« C’est un secret de polichinelle. Ariel Henry était un choix de l’ancien président Michel Martelly. Ce n’est pas une invention, c’est le président lui-même qui me l’a dit. À ce moment, on était dans une salle accompagné du président, d’Ariel Henry et d’un autre proche du président », a déclaré l’ancien Premier ministre par intérim Claude Joseph. Plus loin, il a fourni plus de détails sur ses allégations. « Ariel Henry a été imposé. Le président Jovenel Moïse avait la chance de choisir que de rares Premiers ministres tant qu’il était sous pression. Je suis l’un des rares Premiers ministres que le président Jovenel Moïse ait choisi par intérim et qui ne faisait partie d’aucun parti politique ou de secteur politique. Le président me l’avait dit et Ariel Henry était dans la salle, c’est-à-dire que je ne suis pas en train de mentir. Cela est fondamental. C’était un samedi chez le président. L’arrêté a été publié le lundi, et le président a été assassiné le mercredi. Tout de suite après son assassinat, le président du PHTK avait clairement dit qu’il ne participerait pas aux élections avec moi comme Premier ministre, c’est-à-dire que j’étais pas la personne idéale pour couvrir le crime », a déduit M. Joseph.

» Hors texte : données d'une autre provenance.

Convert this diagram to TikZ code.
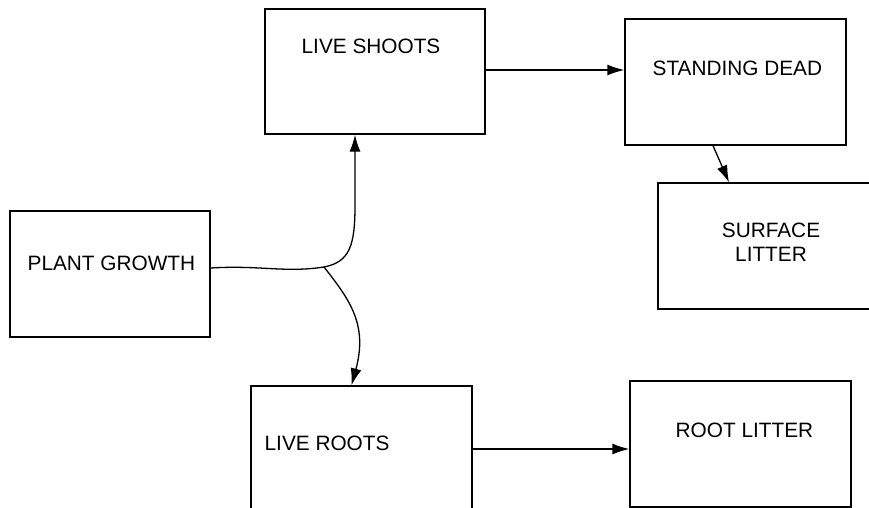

L’ancien ministre des Affaires étrangères se rappelle qu’un beau matin, le président Jovenel lui avait dit : « Claude, nèg yo pa vlew. Claude, nèg PHTK yo pa vlew paske yo panse ou pap vin fè eleksyon pou yo ». « Le président, pour les personnes qui le connaissaient, était tiraillé. Par élégance, je lui ai dit que j’étais prêt à le servir n’importe où, mais qu’il était important de trouver un dégel de la situation, de trouver un Premier ministre. Et le Premier ministre Ariel Henry est un Premier ministre transversal. Ariel Henry connait Moïse Jean Charles, Michel Martelly… Dans les conditions normales, il serait la personne idéale pour coudre les tissus déchirés », a-t-il avancé, admettant avoir vu en la personne d’Ariel Henry la personne la mieux placée pour occuper ce poste jusqu’au jour de la sortie du rapport de la Direction centrale de la police judiciaire. « Si j’avais su qu’Ariel avait parlé à Badio, qu’il serait soupçonné, je n’allais pas lui remettre le pouvoir. Je l’aurais remis à des gens de la société civile organisée, parce que je n’aurais pas remis le pouvoir à une personne soupçonnée dans ce crime et qu’il allait faire obstruction à la justice, et c’est ce qu’Ariel Henry a fait depuis le jour de son arrivée au pouvoir », a-t-il dénoncé.
« Le véritable obstacle à l’aboutissement de l’enquête sur l’assassinat de Jovenel Moïse est ce gouvernement, particulièrement le Premier ministre Ariel Henry », croit Claude Joseph. « Ariel Henry pourrait ne pas participer, ne pas être l’un des criminels, mais il couvre les criminels parce que très probablement il a été choisi par l’un d’entre eux », a critiqué M. Joseph, qui a souligné avoir toujours dit que Jovenel Moise s’est fait beaucoup d’ennemis. « J’ai toujours dit que probablement c’est un crime transversal qui implique des secteurs politiques et des pans économiques, mais je crois qu’il revient à la justice de faire son travail parce que c’est elle qui a le dernier mot », a-t-il soutenu.
Le président Jovenel Moïse a été assassiné chez lui le 7 juillet 2021. La justice haïtienne tarde à faire la lumière sur ce crime. Le mandat de Merlan Belabre, le quatrième juge à qui le dossier a été confié le 4 mars 2022, est arrivé à terme le 25 avril. À noter que l’enquête sur l’assassinat du président Jovenel Moïse a été déjà confiée à trois juges d’instruction avant le juge Belabre. Il s’agit de Mathieu Chanlatte, Garry Orélien et Chavannes Etienne. Deux d’entre eux se sont déportés de l’affaire et le troisième a été écarté par le doyen, en l’occurrence le juge Garry Orélien.